— Start —

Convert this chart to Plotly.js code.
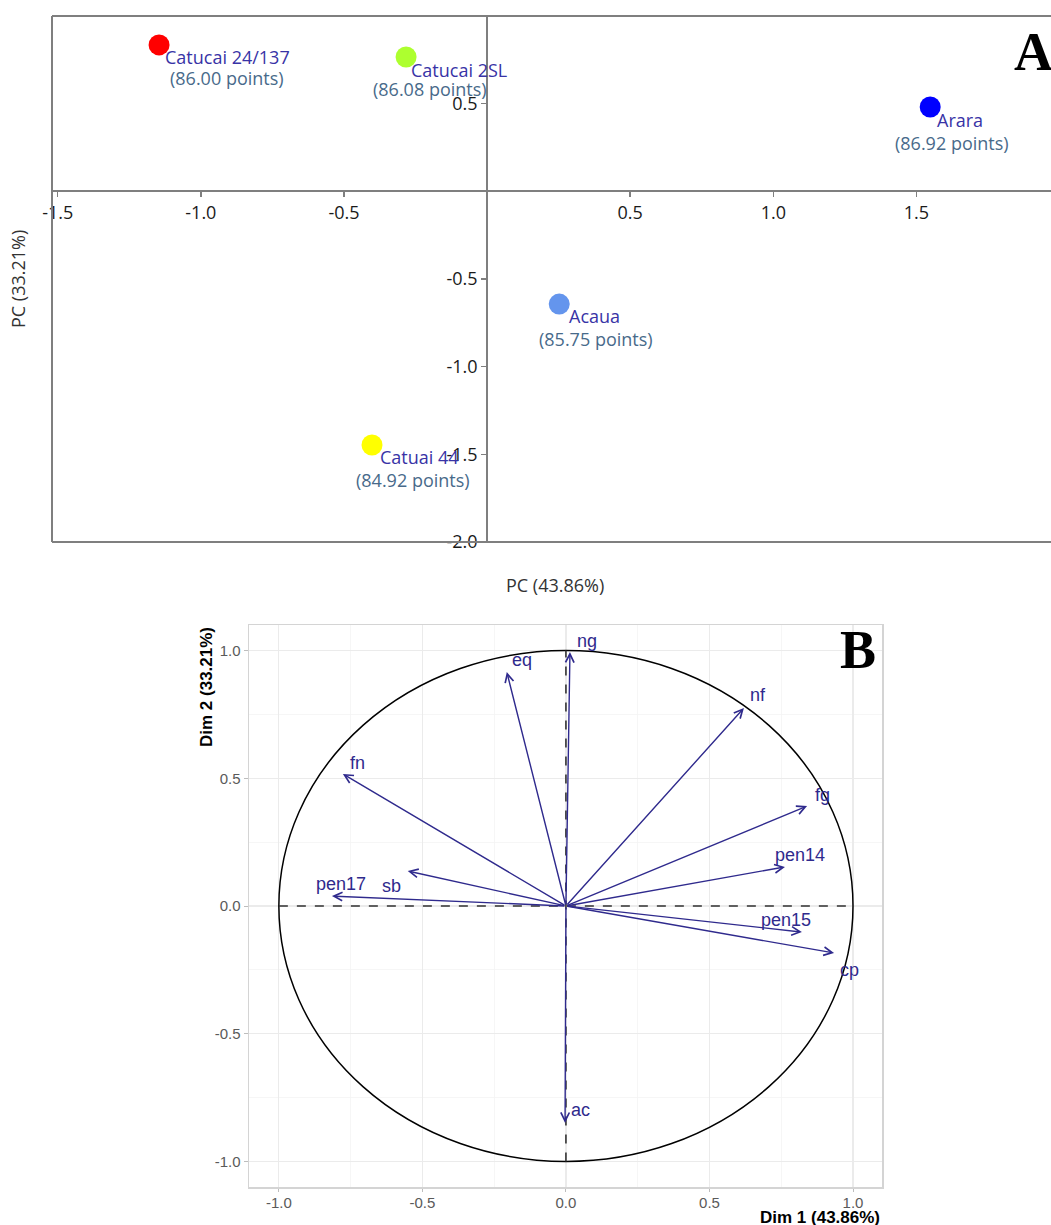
<!DOCTYPE html>
<html>
<head>
<meta charset="utf-8">
<script src="https://cdn.plot.ly/plotly-3.0.1.min.js"></script>
<style>
  html, body { margin: 0; padding: 0; background: #ffffff; }
  #chart { width: 1051px; height: 1225px; }
</style>
</head>
<body>
<div id="chart"></div>
<script>
// ---------- DATA ----------
// Panel A: cultivar scores on PC1 / PC2
const cultivars = ["Catucai 24/137", "Catucai 2SL", "Arara", "Acaua", "Catuai 44"];
const pc1 = [-1.146, -0.283, 1.548, 0.252, -0.402];
const pc2 = [0.835, 0.766, 0.481, -0.643, -1.447];
const cupScores = [86.00, 86.08, 86.92, 85.75, 84.92];
const xTicksA = [-1.5, -1.0, -0.5, 0.5, 1.0, 1.5];
const yTicksA = [0.5, -0.5, -1.0, -1.5, -2.0];

// Panel B: variable loadings on Dim 1 / Dim 2
const variables = ["ng", "eq", "fn", "sb", "pen17", "nf", "fg", "pen14", "pen15", "cp", "ac"];
const dim1 = [0.014, -0.206, -0.777, -0.551, -0.815, 0.620, 0.840, 0.763, 0.822, 0.934, -0.003];
const dim2 = [0.994, 0.916, 0.517, 0.137, 0.039, 0.775, 0.391, 0.153, -0.102, -0.184, -0.849];
const ticksB = [-1.0, -0.5, 0.0, 0.5, 1.0];
const minorTicksB = [-0.75, -0.25, 0.25, 0.75];

// ---------- STYLE / LAYOUT ----------
const W = 1051, H = 1225;
const px = v => v / W;
const py = v => 1 - v / H;

const pointColors = ["#FF0000", "#ADFF2F", "#0000FF", "#6495ED", "#FFFF00"];
// label offsets in pixels relative to each point: [name dx, name dy, score dx, score dy]
const labelOffsetsA = [
  [4, -12, 68, -33],
  [3, -13, 24, -32],
  [5, -13, 22, -36],
  [8, -12, 37, -35],
  [6, -12, 41, -35]
];
// label offsets for panel B (pixels relative to arrow head)
const labelOffsetsB = [
  [17, 11], [15, 12], [15, 11], [-16, -15], [9, 12],
  [14, 13], [15, 11], [15, 12], [-16, 12], [15, -17], [15, 13]
];

const fontA = "Open Sans, Noto Sans, sans-serif";
const fontB = "Liberation Sans, Arial, sans-serif";
const nameColor = "#3833A6";
const scoreColor = "#486A8A";
const arrowColor = "#2F2A8D";
const frameColor = "#7F7F7F";

const xDomA = [px(52), 1];
const yDomA = [py(542), py(16)];
const xRangeA = [-1.52, 1.97];
const yRangeA = [-2.0, 1.0];
const xZeroPos = yDomA[0] + (0 - yRangeA[0]) / (yRangeA[1] - yRangeA[0]) * (yDomA[1] - yDomA[0]);
const yZeroPos = xDomA[0] + (0 - xRangeA[0]) / (xRangeA[1] - xRangeA[0]) * (xDomA[1] - xDomA[0]);

const xDomB = [px(249), px(882)];
const yDomB = [py(1187), py(625)];
const xRangeB = [-1.104, 1.101];
const yRangeB = [-1.1, 1.1];

const fmt = v => v.toFixed(1);

// ---------- TRACES ----------
const traceA = {
  type: "scatter", mode: "markers",
  x: pc1, y: pc2, xaxis: "x", yaxis: "y",
  marker: { size: 21, color: pointColors, line: { width: 0 } },
  hoverinfo: "text", text: cultivars, showlegend: false, cliponaxis: false
};
const traceB = {
  type: "scatter", mode: "markers",
  x: dim1, y: dim2, xaxis: "x2", yaxis: "y2",
  marker: { size: 1, opacity: 0 }, hoverinfo: "text", text: variables, showlegend: false
};

// ---------- ANNOTATIONS ----------
const annotations = [];
cultivars.forEach((name, i) => {
  const o = labelOffsetsA[i];
  annotations.push({
    xref: "x", yref: "y", x: pc1[i], y: pc2[i], text: name, showarrow: false,
    xanchor: "left", yanchor: "middle", xshift: o[0], yshift: o[1],
    font: { family: fontA, size: 18, color: nameColor }
  });
  annotations.push({
    xref: "x", yref: "y", x: pc1[i], y: pc2[i],
    text: "(" + cupScores[i].toFixed(2) + " points)", showarrow: false,
    xanchor: "center", yanchor: "middle", xshift: o[2], yshift: o[3],
    font: { family: fontA, size: 18, color: scoreColor }
  });
});
variables.forEach((v, i) => {
  annotations.push({
    xref: "x2", yref: "y2", x: dim1[i], y: dim2[i],
    axref: "x2", ayref: "y2", ax: 0, ay: 0,
    text: "", showarrow: true, arrowhead: 5, arrowsize: 1.2, arrowwidth: 1.4,
    arrowcolor: arrowColor, standoff: 0, startstandoff: 0
  });
  const o = labelOffsetsB[i];
  annotations.push({
    xref: "x2", yref: "y2", x: dim1[i], y: dim2[i], text: v, showarrow: false,
    xanchor: "center", yanchor: "middle", xshift: o[0], yshift: o[1],
    font: { family: fontB, size: 18, color: arrowColor }
  });
});
// axis titles & panel letters
annotations.push(
  { xref: "paper", yref: "paper", x: px(18), y: py(279), text: "PC (33.21%)", textangle: -90,
    showarrow: false, xanchor: "center", yanchor: "middle",
    font: { family: fontA, size: 18, color: "#333333" } },
  { xref: "paper", yref: "paper", x: px(555), y: py(585), text: "PC (43.86%)",
    showarrow: false, xanchor: "center", yanchor: "middle",
    font: { family: fontA, size: 18, color: "#333333" } },
  { xref: "paper", yref: "paper", x: px(1012), y: py(52), text: "<b>A</b>",
    showarrow: false, xanchor: "left", yanchor: "middle",
    font: { family: "Liberation Serif, Times New Roman, serif", size: 54, color: "#000000" } },
  { xref: "paper", yref: "paper", x: px(882), y: py(1217), text: "<b>Dim 1 (43.86%)</b>",
    showarrow: false, xanchor: "right", yanchor: "middle",
    font: { family: fontB, size: 17, color: "#000000" } },
  { xref: "paper", yref: "paper", x: px(206), y: py(625), text: "<b>Dim 2 (33.21%)</b>", textangle: -90,
    showarrow: false, xanchor: "center", yanchor: "top",
    font: { family: fontB, size: 17, color: "#000000" } },
  { xref: "paper", yref: "paper", x: px(858), y: py(650), text: "<b>B</b>",
    showarrow: false, xanchor: "center", yanchor: "middle",
    font: { family: "Liberation Serif, Times New Roman, serif", size: 54, color: "#000000" } }
);

// ---------- SHAPES ----------
const shapes = [
  // frame of panel A (left, top, bottom; right side runs off the page)
  { type: "line", xref: "paper", yref: "paper", x0: px(52), x1: px(52), y0: yDomA[0], y1: yDomA[1],
    line: { color: frameColor, width: 2 } },
  { type: "line", xref: "paper", yref: "paper", x0: px(52), x1: 1.01, y0: yDomA[1], y1: yDomA[1],
    line: { color: frameColor, width: 2 } },
  { type: "line", xref: "paper", yref: "paper", x0: px(52), x1: 1.01, y0: yDomA[0], y1: yDomA[0],
    line: { color: frameColor, width: 2 } },
  // correlation circle
  { type: "circle", xref: "x2", yref: "y2", x0: -1, x1: 1, y0: -1, y1: 1,
    line: { color: "#000000", width: 1.5 }, layer: "above" },
  // dashed reference lines
  { type: "line", xref: "x2", yref: "y2", x0: -1, x1: 1, y0: 0, y1: 0,
    line: { color: "#333333", width: 1.6, dash: "dash" }, layer: "above" },
  { type: "line", xref: "x2", yref: "y2", x0: 0, x1: 0, y0: -1, y1: 1,
    line: { color: "#333333", width: 1.6, dash: "dash" }, layer: "above" }
];

// ---------- LAYOUT ----------
const layout = {
  width: W, height: H,
  margin: { l: 0, r: 0, t: 0, b: 0, pad: 0 },
  paper_bgcolor: "#ffffff", plot_bgcolor: "rgba(0,0,0,0)",
  showlegend: false,
  xaxis: {
    domain: xDomA, range: xRangeA, anchor: "free", position: xZeroPos,
    showline: true, linecolor: frameColor, linewidth: 2,
    ticks: "outside", ticklen: 5, tickwidth: 1.5, tickcolor: frameColor,
    tickmode: "array", tickvals: xTicksA, ticktext: xTicksA.map(fmt),
    tickfont: { family: fontA, size: 18, color: "#1a1a1a" },
    showgrid: false, zeroline: false, fixedrange: true
  },
  yaxis: {
    domain: yDomA, range: yRangeA, anchor: "free", position: yZeroPos,
    showline: true, linecolor: frameColor, linewidth: 2,
    ticks: "outside", ticklen: 5, tickwidth: 1.5, tickcolor: frameColor,
    tickmode: "array", tickvals: yTicksA, ticktext: yTicksA.map(fmt),
    tickfont: { family: fontA, size: 18, color: "#1a1a1a" },
    showgrid: false, zeroline: false, fixedrange: true
  },
  xaxis2: {
    domain: xDomB, range: xRangeB, anchor: "y2",
    showline: true, mirror: true, linecolor: "#D4D4D4", linewidth: 1.5,
    ticks: "outside", ticklen: 3, tickcolor: "#BDBDBD", ticklabelstandoff: -2,
    tickmode: "array", tickvals: ticksB, ticktext: ticksB.map(fmt),
    tickfont: { family: fontB, size: 15, color: "#5a5a5a" },
    showgrid: true, gridcolor: "#EBEBEB", gridwidth: 1.2,
    minor: { tickvals: minorTicksB, showgrid: true, gridcolor: "#F4F4F4", gridwidth: 0.8 },
    zeroline: false, fixedrange: true
  },
  yaxis2: {
    domain: yDomB, range: yRangeB, anchor: "x2",
    showline: true, mirror: true, linecolor: "#D4D4D4", linewidth: 1.5,
    ticks: "outside", ticklen: 4, tickcolor: "#BDBDBD",
    tickmode: "array", tickvals: ticksB, ticktext: ticksB.map(fmt),
    tickfont: { family: fontB, size: 15, color: "#5a5a5a" },
    showgrid: true, gridcolor: "#EBEBEB", gridwidth: 1.2,
    minor: { tickvals: minorTicksB, showgrid: true, gridcolor: "#F4F4F4", gridwidth: 0.8 },
    zeroline: false, fixedrange: true
  },
  annotations: annotations,
  shapes: shapes
};

Plotly.newPlot("chart", [traceB, traceA], layout, { displayModeBar: false, staticPlot: true });
</script>
</body>
</html>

— End —

» EXERCISE AIM
Skip the pictures, please, and transcribe only the lines from the beginning of the material through the one that contains "const yZeroPos = xDomA[0]".

» THE COMPLETED TASK
Convert this chart to Plotly.js code.
<!DOCTYPE html>
<html>
<head>
<meta charset="utf-8">
<script src="https://cdn.plot.ly/plotly-3.0.1.min.js"></script>
<style>
  html, body { margin: 0; padding: 0; background: #ffffff; }
  #chart { width: 1051px; height: 1225px; }
</style>
</head>
<body>
<div id="chart"></div>
<script>
// ---------- DATA ----------
// Panel A: cultivar scores on PC1 / PC2
const cultivars = ["Catucai 24/137", "Catucai 2SL", "Arara", "Acaua", "Catuai 44"];
const pc1 = [-1.146, -0.283, 1.548, 0.252, -0.402];
const pc2 = [0.835, 0.766, 0.481, -0.643, -1.447];
const cupScores = [86.00, 86.08, 86.92, 85.75, 84.92];
const xTicksA = [-1.5, -1.0, -0.5, 0.5, 1.0, 1.5];
const yTicksA = [0.5, -0.5, -1.0, -1.5, -2.0];

// Panel B: variable loadings on Dim 1 / Dim 2
const variables = ["ng", "eq", "fn", "sb", "pen17", "nf", "fg", "pen14", "pen15", "cp", "ac"];
const dim1 = [0.014, -0.206, -0.777, -0.551, -0.815, 0.620, 0.840, 0.763, 0.822, 0.934, -0.003];
const dim2 = [0.994, 0.916, 0.517, 0.137, 0.039, 0.775, 0.391, 0.153, -0.102, -0.184, -0.849];
const ticksB = [-1.0, -0.5, 0.0, 0.5, 1.0];
const minorTicksB = [-0.75, -0.25, 0.25, 0.75];

// ---------- STYLE / LAYOUT ----------
const W = 1051, H = 1225;
const px = v => v / W;
const py = v => 1 - v / H;

const pointColors = ["#FF0000", "#ADFF2F", "#0000FF", "#6495ED", "#FFFF00"];
// label offsets in pixels relative to each point: [name dx, name dy, score dx, score dy]
const labelOffsetsA = [
  [4, -12, 68, -33],
  [3, -13, 24, -32],
  [5, -13, 22, -36],
  [8, -12, 37, -35],
  [6, -12, 41, -35]
];
// label offsets for panel B (pixels relative to arrow head)
const labelOffsetsB = [
  [17, 11], [15, 12], [15, 11], [-16, -15], [9, 12],
  [14, 13], [15, 11], [15, 12], [-16, 12], [15, -17], [15, 13]
];

const fontA = "Open Sans, Noto Sans, sans-serif";
const fontB = "Liberation Sans, Arial, sans-serif";
const nameColor = "#3833A6";
const scoreColor = "#486A8A";
const arrowColor = "#2F2A8D";
const frameColor = "#7F7F7F";

const xDomA = [px(52), 1];
const yDomA = [py(542), py(16)];
const xRangeA = [-1.52, 1.97];
const yRangeA = [-2.0, 1.0];
const xZeroPos = yDomA[0] + (0 - yRangeA[0]) / (yRangeA[1] - yRangeA[0]) * (yDomA[1] - yDomA[0]);
const yZeroPos = xDomA[0] + (0 - xRangeA[0]) / (xRangeA[1] - xRangeA[0]) * (xDomA[1] - xDomA[0]);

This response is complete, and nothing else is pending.